>>

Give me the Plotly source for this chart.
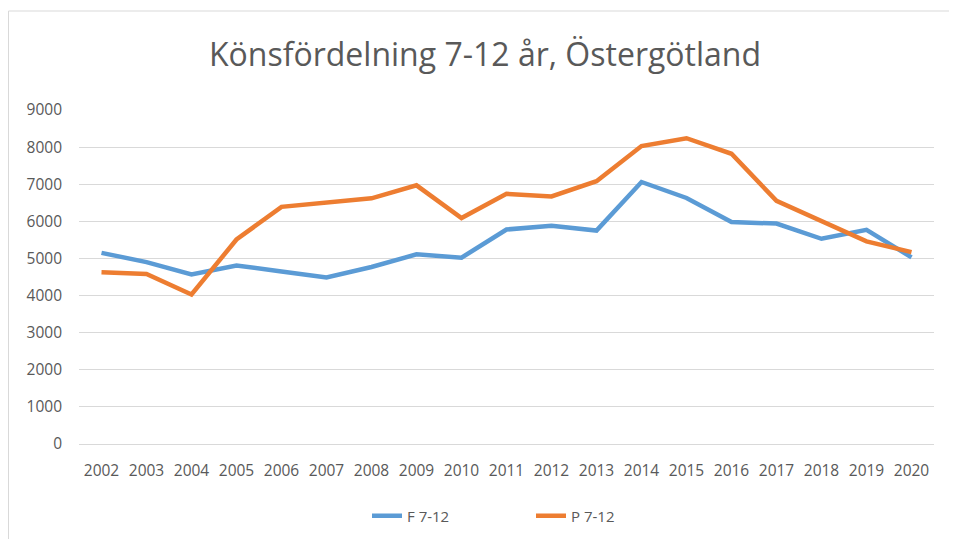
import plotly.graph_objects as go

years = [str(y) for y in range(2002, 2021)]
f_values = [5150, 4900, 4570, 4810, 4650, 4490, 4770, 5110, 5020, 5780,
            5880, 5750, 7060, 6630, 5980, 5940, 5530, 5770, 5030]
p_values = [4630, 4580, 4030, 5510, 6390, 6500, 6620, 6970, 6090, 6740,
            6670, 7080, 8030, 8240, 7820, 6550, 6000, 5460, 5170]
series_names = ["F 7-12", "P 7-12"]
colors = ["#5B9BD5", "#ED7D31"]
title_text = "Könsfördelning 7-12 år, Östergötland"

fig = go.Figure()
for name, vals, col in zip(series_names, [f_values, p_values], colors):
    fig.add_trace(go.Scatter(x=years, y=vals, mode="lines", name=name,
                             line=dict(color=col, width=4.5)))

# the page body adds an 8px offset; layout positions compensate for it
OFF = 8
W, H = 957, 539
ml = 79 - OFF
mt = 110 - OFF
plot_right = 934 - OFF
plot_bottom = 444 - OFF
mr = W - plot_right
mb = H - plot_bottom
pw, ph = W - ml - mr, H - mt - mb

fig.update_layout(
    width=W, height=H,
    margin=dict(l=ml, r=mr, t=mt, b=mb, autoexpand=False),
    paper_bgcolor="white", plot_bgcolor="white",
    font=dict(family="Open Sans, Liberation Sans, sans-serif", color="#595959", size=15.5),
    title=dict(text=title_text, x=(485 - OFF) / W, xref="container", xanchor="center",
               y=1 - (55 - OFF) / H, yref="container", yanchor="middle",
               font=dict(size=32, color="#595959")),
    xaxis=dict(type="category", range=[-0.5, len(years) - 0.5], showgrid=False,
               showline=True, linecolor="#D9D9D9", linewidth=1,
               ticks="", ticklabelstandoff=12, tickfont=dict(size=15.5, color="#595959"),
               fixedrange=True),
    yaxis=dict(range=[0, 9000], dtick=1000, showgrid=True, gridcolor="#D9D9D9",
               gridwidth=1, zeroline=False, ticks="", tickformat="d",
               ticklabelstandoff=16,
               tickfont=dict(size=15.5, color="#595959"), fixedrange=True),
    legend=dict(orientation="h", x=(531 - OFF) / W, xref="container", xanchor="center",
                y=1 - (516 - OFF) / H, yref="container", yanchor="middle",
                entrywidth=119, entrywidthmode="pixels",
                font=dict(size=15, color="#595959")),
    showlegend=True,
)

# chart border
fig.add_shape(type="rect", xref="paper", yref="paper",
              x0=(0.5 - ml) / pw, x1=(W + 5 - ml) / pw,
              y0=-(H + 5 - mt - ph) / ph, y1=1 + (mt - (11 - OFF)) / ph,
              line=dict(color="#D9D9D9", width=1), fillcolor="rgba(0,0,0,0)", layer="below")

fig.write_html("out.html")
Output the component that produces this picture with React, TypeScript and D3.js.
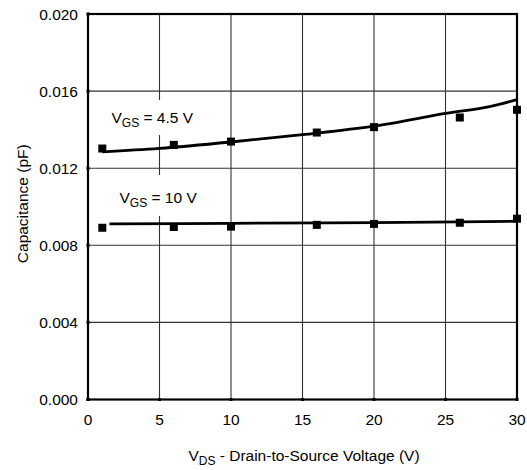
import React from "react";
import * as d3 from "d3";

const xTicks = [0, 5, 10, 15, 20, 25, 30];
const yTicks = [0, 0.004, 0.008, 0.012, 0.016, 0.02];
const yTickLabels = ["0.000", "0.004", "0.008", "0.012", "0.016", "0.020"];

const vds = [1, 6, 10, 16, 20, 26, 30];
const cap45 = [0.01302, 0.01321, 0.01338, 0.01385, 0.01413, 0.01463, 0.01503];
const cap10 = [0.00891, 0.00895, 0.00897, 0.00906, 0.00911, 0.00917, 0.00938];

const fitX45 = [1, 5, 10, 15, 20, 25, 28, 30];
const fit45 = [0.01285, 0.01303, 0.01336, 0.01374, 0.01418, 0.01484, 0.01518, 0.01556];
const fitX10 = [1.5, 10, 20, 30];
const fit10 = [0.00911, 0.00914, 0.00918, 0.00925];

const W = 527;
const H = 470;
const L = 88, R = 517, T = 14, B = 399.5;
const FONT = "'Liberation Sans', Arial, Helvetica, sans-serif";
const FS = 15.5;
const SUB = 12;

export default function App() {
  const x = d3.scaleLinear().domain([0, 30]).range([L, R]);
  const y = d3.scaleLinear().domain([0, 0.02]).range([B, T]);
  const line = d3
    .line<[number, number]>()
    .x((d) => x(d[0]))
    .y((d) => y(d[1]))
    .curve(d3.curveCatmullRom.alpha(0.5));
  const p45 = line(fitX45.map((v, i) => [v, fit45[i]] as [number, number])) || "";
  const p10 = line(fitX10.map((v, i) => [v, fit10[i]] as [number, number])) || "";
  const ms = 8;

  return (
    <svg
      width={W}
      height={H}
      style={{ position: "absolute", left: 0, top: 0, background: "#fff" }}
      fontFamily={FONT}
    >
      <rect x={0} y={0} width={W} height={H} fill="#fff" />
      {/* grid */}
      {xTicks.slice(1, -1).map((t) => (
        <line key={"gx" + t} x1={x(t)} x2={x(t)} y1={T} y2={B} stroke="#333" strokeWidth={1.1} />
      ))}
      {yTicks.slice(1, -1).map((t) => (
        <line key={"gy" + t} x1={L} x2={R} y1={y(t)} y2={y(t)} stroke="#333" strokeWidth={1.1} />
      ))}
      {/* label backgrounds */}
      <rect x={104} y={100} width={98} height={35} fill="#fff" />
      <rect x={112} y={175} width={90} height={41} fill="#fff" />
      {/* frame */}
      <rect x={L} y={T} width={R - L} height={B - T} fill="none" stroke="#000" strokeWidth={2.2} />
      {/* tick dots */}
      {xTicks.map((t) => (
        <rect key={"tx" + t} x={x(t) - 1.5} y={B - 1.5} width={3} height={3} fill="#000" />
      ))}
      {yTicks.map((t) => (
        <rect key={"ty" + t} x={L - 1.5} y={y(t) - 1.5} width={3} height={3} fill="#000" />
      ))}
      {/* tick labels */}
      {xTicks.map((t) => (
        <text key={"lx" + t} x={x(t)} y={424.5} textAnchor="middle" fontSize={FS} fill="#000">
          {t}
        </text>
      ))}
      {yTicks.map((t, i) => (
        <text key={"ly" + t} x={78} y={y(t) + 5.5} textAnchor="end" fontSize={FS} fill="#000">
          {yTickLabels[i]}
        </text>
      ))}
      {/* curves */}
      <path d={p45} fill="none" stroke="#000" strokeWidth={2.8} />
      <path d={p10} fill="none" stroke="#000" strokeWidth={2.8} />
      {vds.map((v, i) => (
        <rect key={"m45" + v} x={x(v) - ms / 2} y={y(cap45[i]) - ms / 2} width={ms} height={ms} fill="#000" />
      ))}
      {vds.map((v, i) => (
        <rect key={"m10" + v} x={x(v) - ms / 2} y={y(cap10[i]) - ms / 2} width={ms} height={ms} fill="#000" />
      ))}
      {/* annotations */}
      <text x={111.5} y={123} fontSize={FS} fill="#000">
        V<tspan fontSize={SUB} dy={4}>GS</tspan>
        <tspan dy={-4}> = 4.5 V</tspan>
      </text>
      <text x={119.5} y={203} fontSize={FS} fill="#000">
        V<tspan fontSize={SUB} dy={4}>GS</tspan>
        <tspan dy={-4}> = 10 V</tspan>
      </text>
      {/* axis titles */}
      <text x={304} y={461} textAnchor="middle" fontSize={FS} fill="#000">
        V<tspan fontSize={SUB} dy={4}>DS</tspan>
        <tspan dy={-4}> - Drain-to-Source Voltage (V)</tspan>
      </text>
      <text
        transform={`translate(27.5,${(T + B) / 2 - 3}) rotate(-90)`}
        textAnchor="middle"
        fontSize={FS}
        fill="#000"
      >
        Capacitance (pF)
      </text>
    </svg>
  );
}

<<

Transcribe the material exactly, and leave out whatever pictures it holds.

Give me the Plotly source for this chart.
import plotly.graph_objects as go

years = [str(y) for y in range(2002, 2021)]
f_values = [5150, 4900, 4570, 4810, 4650, 4490, 4770, 5110, 5020, 5780,
            5880, 5750, 7060, 6630, 5980, 5940, 5530, 5770, 5030]
p_values = [4630, 4580, 4030, 5510, 6390, 6500, 6620, 6970, 6090, 6740,
            6670, 7080, 8030, 8240, 7820, 6550, 6000, 5460, 5170]
series_names = ["F 7-12", "P 7-12"]
colors = ["#5B9BD5", "#ED7D31"]
title_text = "Könsfördelning 7-12 år, Östergötland"

fig = go.Figure()
for name, vals, col in zip(series_names, [f_values, p_values], colors):
    fig.add_trace(go.Scatter(x=years, y=vals, mode="lines", name=name,
                             line=dict(color=col, width=4.5)))

# the page body adds an 8px offset; layout positions compensate for it
OFF = 8
W, H = 957, 539
ml = 79 - OFF
mt = 110 - OFF
plot_right = 934 - OFF
plot_bottom = 444 - OFF
mr = W - plot_right
mb = H - plot_bottom
pw, ph = W - ml - mr, H - mt - mb

fig.update_layout(
    width=W, height=H,
    margin=dict(l=ml, r=mr, t=mt, b=mb, autoexpand=False),
    paper_bgcolor="white", plot_bgcolor="white",
    font=dict(family="Open Sans, Liberation Sans, sans-serif", color="#595959", size=15.5),
    title=dict(text=title_text, x=(485 - OFF) / W, xref="container", xanchor="center",
               y=1 - (55 - OFF) / H, yref="container", yanchor="middle",
               font=dict(size=32, color="#595959")),
    xaxis=dict(type="category", range=[-0.5, len(years) - 0.5], showgrid=False,
               showline=True, linecolor="#D9D9D9", linewidth=1,
               ticks="", ticklabelstandoff=12, tickfont=dict(size=15.5, color="#595959"),
               fixedrange=True),
    yaxis=dict(range=[0, 9000], dtick=1000, showgrid=True, gridcolor="#D9D9D9",
               gridwidth=1, zeroline=False, ticks="", tickformat="d",
               ticklabelstandoff=16,
               tickfont=dict(size=15.5, color="#595959"), fixedrange=True),
    legend=dict(orientation="h", x=(531 - OFF) / W, xref="container", xanchor="center",
                y=1 - (516 - OFF) / H, yref="container", yanchor="middle",
                entrywidth=119, entrywidthmode="pixels",
                font=dict(size=15, color="#595959")),
    showlegend=True,
)

# chart border
fig.add_shape(type="rect", xref="paper", yref="paper",
              x0=(0.5 - ml) / pw, x1=(W + 5 - ml) / pw,
              y0=-(H + 5 - mt - ph) / ph, y1=1 + (mt - (11 - OFF)) / ph,
              line=dict(color="#D9D9D9", width=1), fillcolor="rgba(0,0,0,0)", layer="below")

fig.write_html("out.html")
Output the component that produces this picture with React, TypeScript and D3.js.
import React from "react";
import * as d3 from "d3";

const xTicks = [0, 5, 10, 15, 20, 25, 30];
const yTicks = [0, 0.004, 0.008, 0.012, 0.016, 0.02];
const yTickLabels = ["0.000", "0.004", "0.008", "0.012", "0.016", "0.020"];

const vds = [1, 6, 10, 16, 20, 26, 30];
const cap45 = [0.01302, 0.01321, 0.01338, 0.01385, 0.01413, 0.01463, 0.01503];
const cap10 = [0.00891, 0.00895, 0.00897, 0.00906, 0.00911, 0.00917, 0.00938];

const fitX45 = [1, 5, 10, 15, 20, 25, 28, 30];
const fit45 = [0.01285, 0.01303, 0.01336, 0.01374, 0.01418, 0.01484, 0.01518, 0.01556];
const fitX10 = [1.5, 10, 20, 30];
const fit10 = [0.00911, 0.00914, 0.00918, 0.00925];

const W = 527;
const H = 470;
const L = 88, R = 517, T = 14, B = 399.5;
const FONT = "'Liberation Sans', Arial, Helvetica, sans-serif";
const FS = 15.5;
const SUB = 12;

export default function App() {
  const x = d3.scaleLinear().domain([0, 30]).range([L, R]);
  const y = d3.scaleLinear().domain([0, 0.02]).range([B, T]);
  const line = d3
    .line<[number, number]>()
    .x((d) => x(d[0]))
    .y((d) => y(d[1]))
    .curve(d3.curveCatmullRom.alpha(0.5));
  const p45 = line(fitX45.map((v, i) => [v, fit45[i]] as [number, number])) || "";
  const p10 = line(fitX10.map((v, i) => [v, fit10[i]] as [number, number])) || "";
  const ms = 8;

  return (
    <svg
      width={W}
      height={H}
      style={{ position: "absolute", left: 0, top: 0, background: "#fff" }}
      fontFamily={FONT}
    >
      <rect x={0} y={0} width={W} height={H} fill="#fff" />
      {/* grid */}
      {xTicks.slice(1, -1).map((t) => (
        <line key={"gx" + t} x1={x(t)} x2={x(t)} y1={T} y2={B} stroke="#333" strokeWidth={1.1} />
      ))}
      {yTicks.slice(1, -1).map((t) => (
        <line key={"gy" + t} x1={L} x2={R} y1={y(t)} y2={y(t)} stroke="#333" strokeWidth={1.1} />
      ))}
      {/* label backgrounds */}
      <rect x={104} y={100} width={98} height={35} fill="#fff" />
      <rect x={112} y={175} width={90} height={41} fill="#fff" />
      {/* frame */}
      <rect x={L} y={T} width={R - L} height={B - T} fill="none" stroke="#000" strokeWidth={2.2} />
      {/* tick dots */}
      {xTicks.map((t) => (
        <rect key={"tx" + t} x={x(t) - 1.5} y={B - 1.5} width={3} height={3} fill="#000" />
      ))}
      {yTicks.map((t) => (
        <rect key={"ty" + t} x={L - 1.5} y={y(t) - 1.5} width={3} height={3} fill="#000" />
      ))}
      {/* tick labels */}
      {xTicks.map((t) => (
        <text key={"lx" + t} x={x(t)} y={424.5} textAnchor="middle" fontSize={FS} fill="#000">
          {t}
        </text>
      ))}
      {yTicks.map((t, i) => (
        <text key={"ly" + t} x={78} y={y(t) + 5.5} textAnchor="end" fontSize={FS} fill="#000">
          {yTickLabels[i]}
        </text>
      ))}
      {/* curves */}
      <path d={p45} fill="none" stroke="#000" strokeWidth={2.8} />
      <path d={p10} fill="none" stroke="#000" strokeWidth={2.8} />
      {vds.map((v, i) => (
        <rect key={"m45" + v} x={x(v) - ms / 2} y={y(cap45[i]) - ms / 2} width={ms} height={ms} fill="#000" />
      ))}
      {vds.map((v, i) => (
        <rect key={"m10" + v} x={x(v) - ms / 2} y={y(cap10[i]) - ms / 2} width={ms} height={ms} fill="#000" />
      ))}
      {/* annotations */}
      <text x={111.5} y={123} fontSize={FS} fill="#000">
        V<tspan fontSize={SUB} dy={4}>GS</tspan>
        <tspan dy={-4}> = 4.5 V</tspan>
      </text>
      <text x={119.5} y={203} fontSize={FS} fill="#000">
        V<tspan fontSize={SUB} dy={4}>GS</tspan>
        <tspan dy={-4}> = 10 V</tspan>
      </text>
      {/* axis titles */}
      <text x={304} y={461} textAnchor="middle" fontSize={FS} fill="#000">
        V<tspan fontSize={SUB} dy={4}>DS</tspan>
        <tspan dy={-4}> - Drain-to-Source Voltage (V)</tspan>
      </text>
      <text
        transform={`translate(27.5,${(T + B) / 2 - 3}) rotate(-90)`}
        textAnchor="middle"
        fontSize={FS}
        fill="#000"
      >
        Capacitance (pF)
      </text>
    </svg>
  );
}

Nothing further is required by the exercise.